• _PROVIDED ENTRIES_

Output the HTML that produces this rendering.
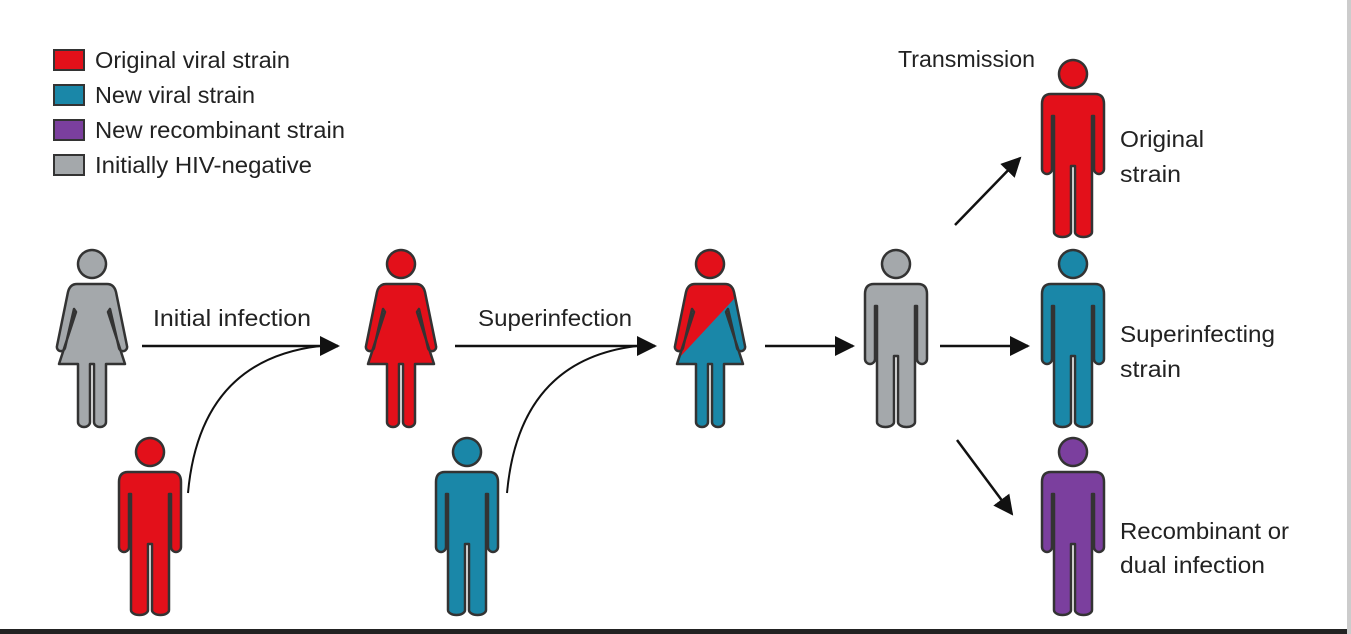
<!DOCTYPE html>
<html><head><meta charset="utf-8"><style>
html,body{margin:0;padding:0;background:#fff;}
svg{display:block;}
text{font-family:"Liberation Sans",sans-serif;fill:#222;}
</style></head><body>
<svg width="1351" height="634" viewBox="0 0 1351 634" xmlns="http://www.w3.org/2000/svg">
<defs>
<path id="man" d="M -22,20 Q -31,20 -31,30 L -31,95 A 5,5 0 0 0 -21,95 L -21,42 L -19,42 L -19,158 A 8.5,5 0 0 0 -2,158 L -2,92 L 2,92 L 2,158 A 8.5,5 0 0 0 19,158 L 19,42 L 21,42 L 21,95 A 5,5 0 0 0 31,95 L 31,30 Q 31,20 22,20 Z M 0,-14 A 14,14 0 1 0 0.01,-14 Z"/>
<path id="woman" d="M -15,20 Q -22,20 -24,28 L -35,82 A 4,4 0 0 0 -27,84 L -18,45 L -16,48 L -33,100 L -14,100 L -14,158 A 6,5 0 0 0 -2,158 L -2,100 L 2,100 L 2,158 A 6,5 0 0 0 14,158 L 14,100 L 33,100 L 16,48 L 18,45 L 27,84 A 4,4 0 0 0 35,82 L 24,28 Q 22,20 15,20 Z M 0,-14 A 14,14 0 1 0 0.01,-14 Z"/>
<marker id="ah2" markerWidth="20" markerHeight="20" refX="18" refY="10" orient="auto" markerUnits="userSpaceOnUse" viewBox="0 0 20 20"><path d="M0,0 L20,10 L0,20 Z" fill="#111"/></marker>
<clipPath id="redclip" clipPathUnits="userSpaceOnUse"><polygon points="600,200 800,200 800,228 640,400 600,400"/></clipPath>
</defs>
<g stroke="#333" stroke-width="2.5" stroke-linejoin="round">
<use href="#woman" x="92" y="264" fill="#a4a8ab"/>
<use href="#man" x="150" y="452" fill="#e3101a"/>
<use href="#woman" x="401" y="264" fill="#e3101a"/>
<use href="#man" x="467" y="452" fill="#1a87a8"/>
<use href="#woman" x="710" y="264" fill="#1a87a8" stroke="none"/>
<g clip-path="url(#redclip)"><use href="#woman" x="710" y="264" fill="#e3101a" stroke="none"/></g>
<use href="#woman" x="710" y="264" fill="none"/>
<use href="#man" x="896" y="264" fill="#a4a8ab"/>
<use href="#man" x="1073" y="74" fill="#e3101a"/>
<use href="#man" x="1073" y="264" fill="#1a87a8"/>
<use href="#man" x="1073" y="452" fill="#7b3f9e"/>
</g>
<g stroke="#111" stroke-width="2.5" fill="none">
<line x1="142" y1="346" x2="338" y2="346" marker-end="url(#ah2)"/>
<path d="M188,493 Q200,360 320,346" stroke-width="2"/>
<line x1="455" y1="346" x2="655" y2="346" marker-end="url(#ah2)"/>
<path d="M507,493 Q519,360 637,346" stroke-width="2"/>
<line x1="765" y1="346" x2="853" y2="346" marker-end="url(#ah2)"/>
<line x1="940" y1="346" x2="1028" y2="346" marker-end="url(#ah2)"/>
<line x1="955" y1="225" x2="1020" y2="158" marker-end="url(#ah2)"/>
<line x1="957" y1="440" x2="1012" y2="514" marker-end="url(#ah2)"/>
</g>
<g stroke="#333" stroke-width="2">
<rect x="54" y="50" width="30" height="20" fill="#e3101a"/>
<rect x="54" y="85" width="30" height="20" fill="#1a87a8"/>
<rect x="54" y="120" width="30" height="20" fill="#7b3f9e"/>
<rect x="54" y="155" width="30" height="20" fill="#a4a8ab"/>
</g>
<g font-size="23">
<text x="95" y="68" textLength="195" lengthAdjust="spacingAndGlyphs">Original viral strain</text>
<text x="95" y="103" textLength="160" lengthAdjust="spacingAndGlyphs">New viral strain</text>
<text x="95" y="138" textLength="250" lengthAdjust="spacingAndGlyphs">New recombinant strain</text>
<text x="95" y="173" textLength="217" lengthAdjust="spacingAndGlyphs">Initially HIV-negative</text>
<text x="153" y="326" textLength="158" lengthAdjust="spacingAndGlyphs">Initial infection</text>
<text x="478" y="326" textLength="154" lengthAdjust="spacingAndGlyphs">Superinfection</text>
<text x="898" y="67" textLength="137" lengthAdjust="spacingAndGlyphs">Transmission</text>
<text x="1120" y="147" textLength="84" lengthAdjust="spacingAndGlyphs">Original</text>
<text x="1120" y="182" textLength="61" lengthAdjust="spacingAndGlyphs">strain</text>
<text x="1120" y="342" textLength="155" lengthAdjust="spacingAndGlyphs">Superinfecting</text>
<text x="1120" y="377" textLength="61" lengthAdjust="spacingAndGlyphs">strain</text>
<text x="1120" y="539" textLength="169" lengthAdjust="spacingAndGlyphs">Recombinant or</text>
<text x="1120" y="573" textLength="145" lengthAdjust="spacingAndGlyphs">dual infection</text>
</g>
<rect x="0" y="629" width="1351" height="5" fill="#222"/>
<rect x="1347" y="0" width="4" height="634" fill="#ccc"/>
</svg>
</body></html>
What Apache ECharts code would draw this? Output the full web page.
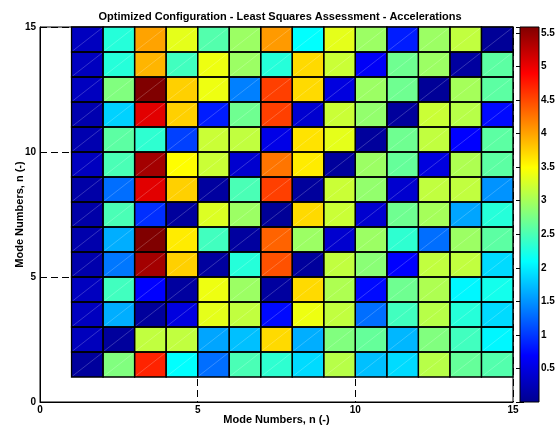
<!DOCTYPE html>
<html><head><meta charset="utf-8">
<script src="https://cdn.jsdelivr.net/npm/echarts@6/dist/echarts.min.js"></script>
<style>html,body{margin:0;padding:0;background:#fff}#c{width:557px;height:428px}</style>
</head><body><div id="c"></div>
<script>
const titleText = 'Optimized Configuration - Least Squares Assessment - Accelerations';
const xName = 'Mode Numbers, n (-)';
const yName = 'Mode Numbers, n (-)';
const modeX = [1,2,3,4,5,6,7,8,9,10,11,12,13,14];
const modeY = [14,13,12,11,10,9,8,7,6,5,4,3,2,1]; // rows listed top to bottom
const row14 = [0.30,2.30,4.00,3.35,2.55,2.95,4.05,2.10,3.35,2.95,0.85,2.95,3.15,0.05];
const row13 = [0.30,2.30,3.90,2.45,3.40,2.95,2.30,3.70,3.20,0.65,2.70,2.95,0.10,2.60];
const row12 = [0.30,2.80,5.59,3.75,3.40,1.40,4.55,3.70,0.50,2.95,2.70,0.05,3.00,2.60];
const row11 = [0.20,1.85,5.05,3.75,0.85,2.70,4.55,0.40,3.20,2.90,0.08,3.20,3.10,0.75];
const row10 = [0.20,2.60,2.35,1.05,3.20,3.15,0.55,3.65,3.35,0.08,2.70,3.15,0.70,2.60];
const row9  = [0.30,2.50,5.40,3.50,3.20,0.40,4.25,3.60,0.08,2.95,2.65,0.50,3.05,2.60];
const row8  = [0.15,1.30,5.05,3.75,0.10,2.50,4.55,0.08,3.20,2.90,0.40,3.15,3.15,1.50];
const row7  = [0.15,2.50,0.95,0.08,3.30,2.95,0.05,3.70,3.20,0.40,2.70,3.00,1.60,2.30];
const row6  = [0.18,1.65,5.59,3.60,2.45,0.10,4.35,2.95,0.40,2.95,2.35,1.30,2.95,2.60];
const row5  = [0.18,1.35,5.40,3.75,0.10,2.30,4.45,0.08,3.15,2.85,0.70,3.15,3.15,1.90];
const row4  = [0.30,2.45,0.70,0.10,3.40,2.95,0.10,3.70,3.05,0.75,2.70,3.05,2.05,2.20];
const row3  = [0.30,1.65,0.08,0.50,3.35,3.15,0.75,3.40,3.15,1.30,2.45,3.10,2.30,1.90];
const row2  = [0.28,0.08,3.15,3.15,1.60,1.75,3.70,1.65,2.80,2.65,1.70,2.80,2.45,2.05];
const row1  = [0.08,2.80,4.70,2.10,1.30,2.50,2.35,1.90,3.10,1.75,1.90,3.10,2.65,2.55];
const rows = [row14,row13,row12,row11,row10,row9,row8,row7,row6,row5,row4,row3,row2,row1];
const colorbarTicks = [0.5,1,1.5,2,2.5,3,3.5,4,4.5,5,5.5];
const cMin = 0, cMax = 5.59;
const jet = ['#00008f','#0000ff','#0080ff','#00ffff','#80ff80','#ffff00','#ff8000','#ff0000','#800000'];

const cells = [];
rows.forEach((r, i) => r.forEach((v, j) => cells.push([modeX[j], modeY[i], v])));

const font = 'Liberation Sans';

function cellFill(params, api) {
  const x = api.value(0), y = api.value(1);
  const p0 = api.coord([x, y]), p1 = api.coord([x + 1, y + 1]);
  return {type: 'group', children: [
    {type: 'rect', shape: {x: p0[0], y: p1[1], width: p1[0] - p0[0], height: p0[1] - p1[1]},
     style: {fill: api.visual('color')}},
    {type: 'line', shape: {x1: p0[0] + 1, y1: p0[1] - 1, x2: p1[0] - 1, y2: p1[1] + 1},
     style: {stroke: 'rgba(255,255,255,0.35)', lineWidth: 0.6}}
  ]};
}
function cellEdge(params, api) {
  const x = api.value(0), y = api.value(1);
  const p0 = api.coord([x, y]), p1 = api.coord([x + 1, y + 1]);
  return {type: 'rect', shape: {x: p0[0], y: p1[1], width: p1[0] - p0[0], height: p0[1] - p1[1]},
    style: {fill: 'none', stroke: '#000', lineWidth: 1.3}};
}
function colorbar(params, api) {
  const p0 = api.coord([0, api.value(0)]), p1 = api.coord([1, api.value(1)]);
  const stops = jet.map((c, i) => ({offset: i / (jet.length - 1), color: c}));
  return {type: 'rect', shape: {x: p0[0], y: p1[1], width: p1[0] - p0[0], height: p0[1] - p1[1]},
    style: {fill: {type: 'linear', x: 0, y: 1, x2: 0, y2: 0, colorStops: stops}, stroke: '#000', lineWidth: 1}};
}

const chart = echarts.init(document.getElementById('c'), null, {renderer: 'canvas'});
const labelStyle = {color: '#000', fontFamily: font, fontWeight: 'bold', fontSize: 10};
chart.setOption({
  animation: false,
  backgroundColor: '#fff',
  title: {text: titleText, left: 275, textAlign: 'center', top: 6, textStyle: {fontFamily: font, fontWeight: 'bold', fontSize: 11, color: '#000'}},
  grid: [
    {left: 40, top: 27, width: 473, height: 375, show: true, borderColor: '#000', borderWidth: 1, backgroundColor: '#fff', containLabel: false, outerBoundsMode: 'none'},
    {left: 520, top: 27, width: 19, height: 375, containLabel: false, outerBoundsMode: 'none'}
  ],
  xAxis: [
    {gridIndex: 0, type: 'value', min: 0, max: 15, interval: 5,
     name: xName, nameLocation: 'middle', nameGap: 12, nameMoveOverlap: false,
     nameTextStyle: {color: '#000', fontFamily: font, fontWeight: 'bold', fontSize: 11, verticalAlign: 'top'},
     axisLine: {show: true, lineStyle: {color: '#000', width: 1}},
     axisTick: {show: false},
     axisLabel: Object.assign({margin: 3}, labelStyle),
     splitLine: {show: true, lineStyle: {color: '#000', type: [7, 4], width: 1}}},
    {gridIndex: 1, type: 'value', min: 0, max: 1, show: false}
  ],
  yAxis: [
    {gridIndex: 0, type: 'value', min: 0, max: 15, interval: 5,
     name: yName, nameLocation: 'middle', nameGap: 15, nameMoveOverlap: false,
     nameTextStyle: {color: '#000', fontFamily: font, fontWeight: 'bold', fontSize: 11},
     axisLine: {show: true, lineStyle: {color: '#000', width: 1}},
     axisTick: {show: false},
     axisLabel: Object.assign({margin: 4}, labelStyle),
     splitLine: {show: true, lineStyle: {color: '#000', type: [7, 4], width: 1}}},
    {gridIndex: 1, type: 'value', min: cMin, max: cMax, interval: 0.5, position: 'right',
     axisLine: {show: false},
     axisTick: {show: true, inside: true, length: 4, lineStyle: {color: '#000'}},
     axisLabel: Object.assign({margin: 2, formatter: v => colorbarTicks.indexOf(v) >= 0 ? String(v) : ''}, labelStyle),
     splitLine: {show: false}},
    {gridIndex: 1, type: 'value', min: cMin, max: cMax, interval: 0.5, position: 'left',
     axisLine: {show: false},
     axisTick: {show: true, inside: true, length: 4, lineStyle: {color: '#000'}},
     axisLabel: {show: false}, splitLine: {show: false}}
  ],
  visualMap: {type: 'continuous', show: false, min: cMin, max: cMax, dimension: 2, seriesIndex: 0, inRange: {color: jet}},
  series: [
    {type: 'custom', xAxisIndex: 0, yAxisIndex: 0, renderItem: cellFill, data: cells, encode: {x: 0, y: 1}, z: 2},
    {type: 'custom', xAxisIndex: 0, yAxisIndex: 0, renderItem: cellEdge, data: cells, encode: {x: 0, y: 1}, z: 3},
    {type: 'custom', xAxisIndex: 1, yAxisIndex: 1, renderItem: colorbar, data: [[cMin, cMax]], encode: {y: [0, 1]}, z: 1}
  ]
});
</script></body></html>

• _EXERCISE GOAL_
From the entries above, pull out each line that includes "Output".

• _RESULT OF THE TASK_
Output the HTML that produces this rendering.
What Apache ECharts code would draw this? Output the full web page.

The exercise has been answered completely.